Tredici storie di autori irpini “doc” compongono l’antologia “È verde il Paradiso” (ed. Natan, nella foto). Racconti che ci restituiscono un'Irpinia vera, autentica, terra di suggestioni forti, terra di “lupi”, abitata da gente vera, orgogliosa, laboriosa, raccontata da Ersilia Bersabea Cirillo, Antonetta Carrabs, Maria Rosaria Del Guercio, Francesco Di Sibio, Giannino Di Stasio, Franco Dragone, Giandonato Giordano, Bruno Guerriero, Silvana Lattanzio, Tancredi Lisena, Oscar Magi, Angelo Siciliano, Maria Ivana Tanga, Michele Vespasiano.

«Tredici storie nomadi che narrano un’Irpinia epica e malinconica – si legge nella prefazione curata da Michele Vespasiano e Giandonato Giordano – terra dell’incanto, ma anche del disincanto, terra di sofferte partenze e di struggenti ritorni». Una terra difficile, a cavallo tra Tirreno e Adriatico, una terra “dell’osso”, della fatica, degli stenti, della miseria, dei terremoti. "Una terra del silenzio”, quel «silenzio tipico dei paesi poveri, del nostro Sud contadino, abbandonato, per troppo tempo, al suo destino – afferma Maria Ivana Tanga nel suo racconto “Ottobre vallatese” – Silenzio e solitudine tra le pieghe, tra le rughe delle montagne irpine». Montagne punteggiate da piccoli paesi, raccolti intorno al campanile e alla piazza, evocanti l’unione, l’incontro tra persone. Veri e propri “nidi di terra”, intrisi di grande umanità, di una solidarietà quasi istintiva. La pietas, la collaborazione tra vicini, parenti, amici era un tratto distintivo delle comunità della “terra di mezzo”, di quei paesi dell’Appennino meridionale, caratterizzati da una “cultura della comunità”, come ci ricordano i curatori dell’antologia. Una “cultura della comunità” che si sostanzia in un modello di società aperto agli altri, fondata sulla socialità, sull’ incontro, sull’interazione.

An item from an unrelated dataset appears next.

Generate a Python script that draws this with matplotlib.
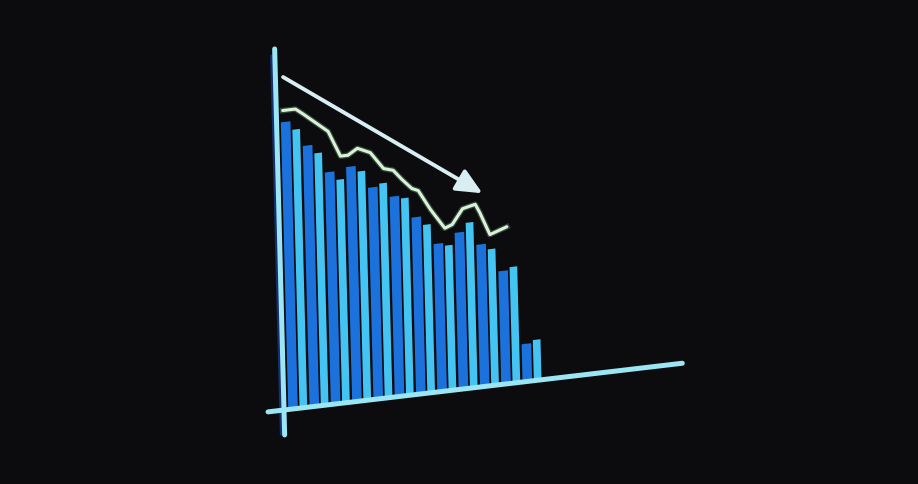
import numpy as np
import matplotlib
matplotlib.use("Agg")
import matplotlib.pyplot as plt
from matplotlib.transforms import Affine2D
from matplotlib.patches import FancyArrowPatch

# bar pairs (arbitrary units)
pairs = np.arange(12)
dark_vals = [99, 90, 80, 81, 73, 69, 61, 51, 54, 49, 39, 13]
light_vals = [96, 87, 77, 79, 74, 68, 58, 50, 57, 47, 40, 14]

# trend line above the bars
line_x = [0.3, 0.9, 1.25, 2.4, 2.95, 3.3, 3.75, 4.35, 4.95, 5.4, 5.8,
          6.25, 6.55, 7.1, 7.75, 8.1, 8.6, 9.2, 9.4, 9.85, 10.25, 10.65]
line_y = [103, 103, 101, 94, 85, 85, 87, 85, 79, 78, 74.5,
          71, 70, 63, 56, 57, 62, 63, 60, 52, 53, 54]

# downward arrow (start, end)
arrow_start = (0.36, 114.5)
arrow_end = (9.55, 66.5)

bg = "#0c0c0e"
fig = plt.figure(figsize=(9.18, 4.84), dpi=100, facecolor=bg)
ax = fig.add_axes([0, 0, 1, 1])
ax.set_facecolor(bg)
ax.set_xlim(0, 918)
ax.set_ylim(0, 484)
ax.axis("off")

# the screen is photographed at an angle -> skew the chart
skew = Affine2D(np.array([[21.3, -0.075, 284.0],
                          [2.5, 2.9, 74.0],
                          [0.0, 0.0, 1.0]]))
T = skew + ax.transData

# axes
ax.plot([-0.75, 18.7], [0, 0], color="#9ae6f5", lw=3.6,
        solid_capstyle="round", transform=T, zorder=5)
ax.plot([-0.14, -0.14], [-8, 122], color="#1d4cc0", lw=2.5, alpha=0.55,
        transform=T, zorder=4)
ax.plot([0, 0], [-8.6, 124.5], color="#9ae6f5", lw=3.6,
        solid_capstyle="round", transform=T, zorder=5)

# bars
ax.bar(pairs + 0.2, dark_vals, width=0.45, align="edge",
       color="#1c72dc", transform=T, zorder=2)
ax.bar(pairs + 0.73, light_vals, width=0.36, align="edge",
       color="#44c4f2", transform=T, zorder=2)

# line
ax.plot(line_x, line_y, color="#8fd9b0", lw=4, alpha=0.3,
        solid_joinstyle="round", transform=T, zorder=3)
ax.plot(line_x, line_y, color="#dcf2d6", lw=2.2,
        solid_joinstyle="round", solid_capstyle="round", transform=T, zorder=4)

# arrow
arr = FancyArrowPatch(arrow_start, arrow_end, transform=T,
                      arrowstyle="-|>,head_length=1.3,head_width=0.6",
                      mutation_scale=12, color="#d8eef2", lw=2.8,
                      shrinkA=0, shrinkB=0, zorder=4)
ax.add_patch(arr)

fig.savefig("out.png", dpi=100, facecolor=bg)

Pensiamo alla grande cucina descritta dalla Tanga, vero e proprio “cuore” pulsante della casa, luogo dell’incontro per antonomasia, dominato da un camino sempre acceso, coronato da amiche, da vicine, da parenti. «Il camino è il vero reuccio degli inverni irpini, “ombelico” della casa, centro della socialità contadina, intorno al quale si svolgono gli atti più umani, più importanti della comunità familiare», si legge in “Ottobre vallatese”. Ricordiamo come presso le koinè contadine la casa fosse la custode della “memoria storica” della famiglia, delle «radici familiari nelle quali si sedimentava il vissuto di generazioni in generazioni, vissute fra quei muri che sembravano trasudare umori e respiri dei tanti che, nello scorrere del tempo, avevano occupato quelle stanze», si legge nel racconto “Le chiavi di casa” di Mariarosaria Del Guercio.

Visioni, ricordi, frammenti di memorie, che testimoniano dell’ amore che i tredici autori irpini provano nei confronti dei loro paesi natii, per le loro “piccole patrie”. Possiamo dire che il “filo rosso” che accomuna i tredici racconti che compongono "È verde il Paradiso" è il forte sentimento di appartenenza ad una terra antica e forte che «ci dice da dove veniamo, chi siamo», ci ricorda Antonetta Carrabs in “Irpinia, antica mia terra dolce”. «C'è voluto del tempo perché le zolle di terra incollate ai nostri sandali si staccassero e risalissero verso il cuore in particelle di polvere impregnate d’estate», scrive il regista Franco Dragone, nella suggestiva “post-fazione” all’opera. Le montagne, le amatissime montagne irpine sono «patrimonio dell’anima, particelle della genetica spirituale» della bambina protagonista del racconto di Maria Ivana Tanga.

Piccole comunità quelle raccontate in “È verde il Paradiso” che sono delle vere e proprie “piccole patrie”: un condensato di umori, di tradizioni, di passato e di presente, di memorie e di testimonianze che sembrano restituire l’immagine di un “piccolo mondo antico”, intorno al quale è possibile costruire un modello alternativo di comunità, un modello da contrapporre alla dominante cultura dell’ omologazione, della globalizzazione. In tal senso, questa antologia risulta davvero uno strumento prezioso per una rilettura delle nostre vite, delle nostre scelte, in un’ottica di speranza e di sviluppo possibile.